Luanda - É facto indesmentível que o deposto General criou uma interessante “net work” doméstica, cujo estatuto se desconhece, que envolveu conhecidas figuras da comunicação social e do show business, num projecto abrangente, que ultrapassava o que parecia ser evidente.
E ultrapassava porque foi o próprio Miala quem se referiu especificamente aos jornalistas como sendo um “target” da sua instituição em termos de recrutamento. Estas pessoas a certa altura da sua trajectória profissional e pessoal passaram a ter o que a linguagem comum designa por “costas quentes”.
Mais ou menos quentes, de acordo com a sua colocação hierárquica na já referida “net work”, que se repercutia no seu desempenho profissional e no seu relacionamento pessoal e institucional.
Nos seus locais de trabalho eles passaram a ser vistos com outros olhos mais receosos por parte de quem, incluindo os seus próprios chefes, partia do princípio que eles estariam imbuídos de uma espécie de poder paralelo.
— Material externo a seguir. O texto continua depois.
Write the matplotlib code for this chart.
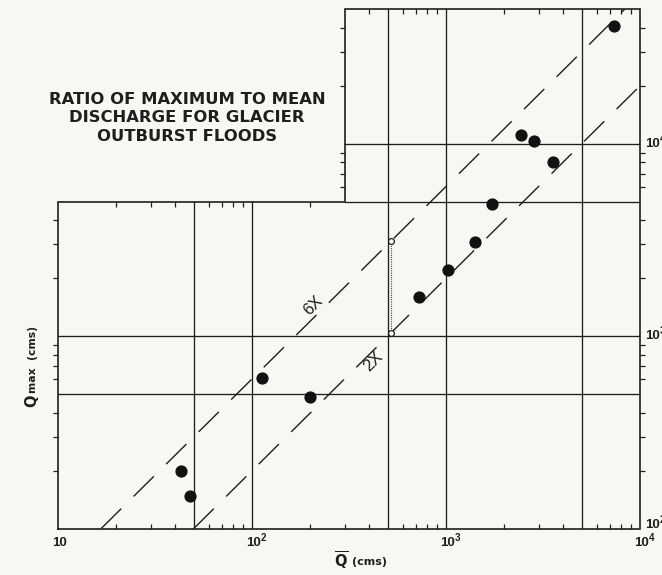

Um poder que lhes era transmitido pela intimidade que partilhavam com o General no seu labirinto.
Estas pessoas estão agora confrontadas com o drama do “day after”, após o afastamento do seu patrono da cena de um país que vive de ciclos, de sobressaltos, de tráficos de influência e de intrigas palacianas. O impacto imediato desta alteração vai sentir-se na forma como os olhares receosos de um passado recente deverão ceder lugar a olhares mais tranquilos e menos subservientes.
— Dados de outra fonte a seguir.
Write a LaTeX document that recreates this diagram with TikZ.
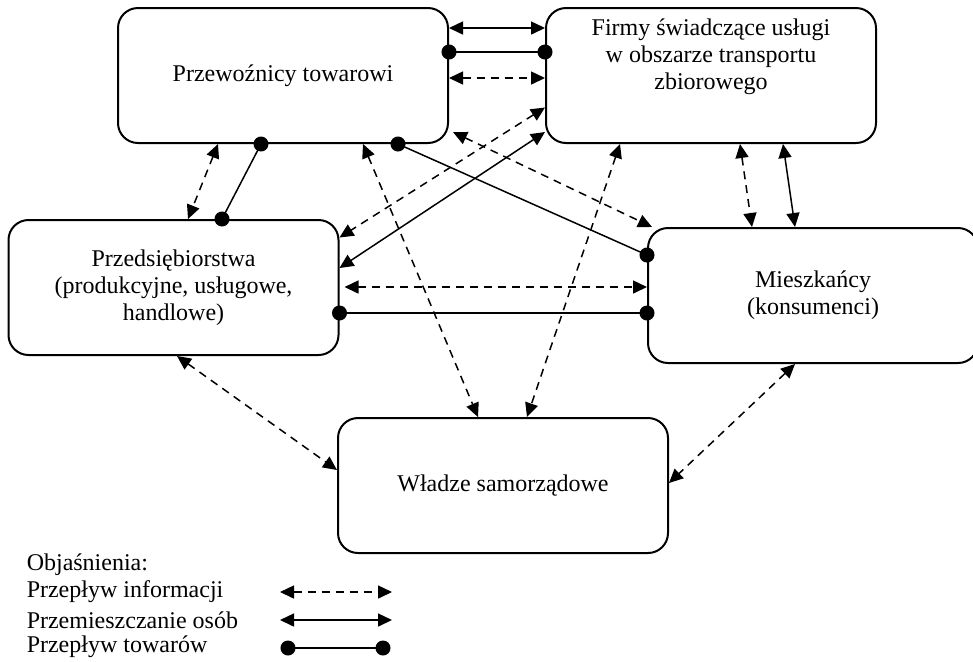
\documentclass[tikz,border=0pt]{standalone}
\usepackage{fontspec}
\setmainfont{Liberation Serif}
\usetikzlibrary{positioning,arrows.meta}
\tikzset {
podmiot/.style={shape=rectangle,draw,line width=1pt,rounded corners=10pt,minimum width=165pt,minimum height=67.5pt,align=center,font=\fontsize{12}{13.5}\selectfont},
informacja/.style={<->,dash pattern=on 4pt off 3pt},
osoby/.style={<->},
towary/.style={{Circle[length=7.5pt]}-{Circle[length=7.5pt]},shorten <=-3.75pt,shorten >=-3.75pt},
opis/.style={anchor=west,inner sep=0pt,font=\fontsize{12}{13.5}\selectfont}
}
\begin{document}
\begin{tikzpicture}
[x=0.5pt,y=-0.5pt,>={Triangle[length=7pt,width=6.5pt]},line width=0.75pt]
\useasboundingbox (0,0) rectangle (973,661);
\node[podmiot] (przewoznicy) at (283,75.5) {Przewoźnicy towarowi};
\node[podmiot] (firmy) at (711,75.5) {};
\node[align=center,font=\fontsize{12}{13.5}\selectfont] (firmy opis) at ([yshift=9.5pt]firmy.center) {Firmy świadczące usługi\\w obszarze transportu\\zbiorowego};
\node[podmiot] (przedsiebiorstwa) at (173.5,287.5) {Przedsiębiorstwa\\(produkcyjne, usługowe,\\handlowe)};
\node[podmiot] (mieszkancy) at (813,295.5) {Mieszkańcy\\(konsumenci)};
\node[podmiot] (wladze) at (503,485.5) {Władze samorządowe};

% przewoznicy - firmy
\draw[osoby] ([yshift=23.75pt]przewoznicy.east) -- ([yshift=23.75pt]firmy.west);
\draw[towary] ([yshift=11.75pt]przewoznicy.east) -- ([yshift=11.75pt]firmy.west);
\draw[informacja] ([yshift=-1.25pt]przewoznicy.east) -- ([yshift=-1.25pt]firmy.west);
% przewoznicy - przedsiebiorstwa
\draw[informacja] ([xshift=-32.5pt]przewoznicy.south) -- ([xshift=7.25pt]przedsiebiorstwa.north);
\draw[towary] ([xshift=-11pt]przewoznicy.south) -- ([xshift=24.25pt]przedsiebiorstwa.north);
% przewoznicy - wladze, mieszkancy
\draw[informacja] ([xshift=40pt]przewoznicy.south) -- ([xshift=-12.5pt]wladze.north);
\draw[towary] ([xshift=57.5pt]przewoznicy.south) -- ([yshift=20.25pt]mieszkancy.west);
\draw[informacja] ([xshift=2pt,yshift=6pt]przewoznicy.south east) -- ([xshift=2.5pt]mieszkancy.north west);
% firmy - przedsiebiorstwa
\draw[informacja] ([yshift=-16pt]firmy.west) -- ([yshift=25pt]przedsiebiorstwa.east);
\draw[osoby] ([yshift=6pt]firmy.south west) -- ([yshift=9.75pt]przedsiebiorstwa.east);
% firmy - wladze, mieszkancy
\draw[informacja] ([xshift=-45.5pt]firmy.south) -- ([xshift=12pt]wladze.north);
\draw[informacja] ([xshift=14.5pt]firmy.south) -- ([xshift=-30.5pt]mieszkancy.north);
\draw[osoby] ([xshift=36pt]firmy.south) -- ([xshift=-9pt]mieszkancy.north);
% przedsiebiorstwa - mieszkancy
\draw[informacja] ([xshift=2.5pt,yshift=0.25pt]przedsiebiorstwa.east) -- ([yshift=4.25pt]mieszkancy.west);
\draw[towary] ([yshift=-12.75pt]przedsiebiorstwa.east) -- ([yshift=-8.75pt]mieszkancy.west);
% wladze
\draw[informacja] ([xshift=1.75pt]przedsiebiorstwa.south) -- ([yshift=7.75pt]wladze.west);
\draw[informacja] ([xshift=-9pt]mieszkancy.south) -- ([yshift=1.25pt]wladze.east);

% legenda
\node[opis] (objasnienia) at (26,565) {Objaśnienia:};
\node[opis] (informacja opis) at (26,592) {Przepływ informacji};
\node[opis] (osoby opis) at (26,620) {Przemieszczanie osób};
\node[opis] (towary opis) at (26,647) {Przepływ towarów};
\coordinate (informacja od) at (280,592);
\coordinate (informacja do) at (392,592);
\coordinate (osoby od) at (280,620);
\coordinate (osoby do) at (392,620);
\coordinate (towary od) at (288,648);
\coordinate (towary do) at (383,648);
\draw[informacja] (informacja od) -- (informacja do);
\draw[osoby] (osoby od) -- (osoby do);
\draw[towary] (towary od) -- (towary do);
\end{tikzpicture}
\end{document}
As “costas quentes” já terão, entretanto, arrefecido. Bruscamente, ao que se sabe. Depois restará esperar pelo destino que o Projecto Criança Futuro vai conhecer, de agora em diante, sem o apoio do seu fundador e patrocinador.
Desde logo fica claro que não vai ser fácil manter de pé um Projecto, que o General definiu como sendo uma ponte para se manter perto da sociedade.“Não é possível garantir a segurança de um Estado e, por conseguinte, de uma sociedade, estando longe dela, precisamente porque cultivamos o princípio de que a nossa actividade é para o benefício da sociedade e nunca contra ela. Sou um cidadão com responsabilidades, mas sou acima de tudo um ser humano”.
Assim Garcia Miala definiu a sua estratégia para além dos muros do Serviço de Inteligência Externa (SIE), na entrevista que concedeu ao Jornal de Angola em finais de 2002. Miala ter-se-á esquecido, certamente, da exclusividade a que está obrigado por lei o próprio SIE no quadro das suas atribuições e competências.
Pela lei, a única tarefa que o SIE pode desenvolver tem a ver com a materialização, em regime de exclusividade, da promoção e a pratica permanente da política e estratégia geral do Estado Angolano, relativa à pesquisa de informações de inteligência e de segurança.
Só muito dificilmente Miala conseguirá convencer os seus inquiridores de que a “Criança Futuro” era, do ponto de vista estratégico, uma boa base de trabalho para o SIE. Acusado que já está, de ter violado gravemente as normas de trabalho e de disciplina da instituição, Fernando Miala só por um verdadeiro milagre conseguirá dar a volta por cima à situação criada. Agora sim, pode-se dizer, que o General está a movimentar-se num labirinto, cuja porta de saída já está à vista de todos.
Para além de ter tentado popularizar uma bófia carrancuda, tornando-a mais simpática e menos ameaçadora aos olhos dos cidadãos, Miala conseguiu arrancar alguns elogios junto de anteriores inimigos que viram no seu desempenho um humanismo pouco praticado pelos seus colegas de topo.
Como se torna evidente, estivemos até aqui a navegar apenas pela superfície de um dossier que está longe de se esgotar nestas modestas pinceladas. Há muito mais caixa, como diria o publicitário…
Em Agosto do ano passado interrogamo-nos nestas colunas se tinham alguma consistência os rumores que circulavam sobre uma iminente vassourada (com a consequente reestruturação) nas altas esferas do aparelho securitário…
A resposta que encontramos na altura foi a seguinte: De facto a dica anda por aí a circular com alguma insistência. A confirmar-se uma tal remodelação, ela vai, certamente, provocar rombos em cascos até agora demasiado seguros do seu nariz, a provar que por aqui, o seguro morreu de velho, embora possa ter o rosto de um criança com muito futuro. Coisas da vida.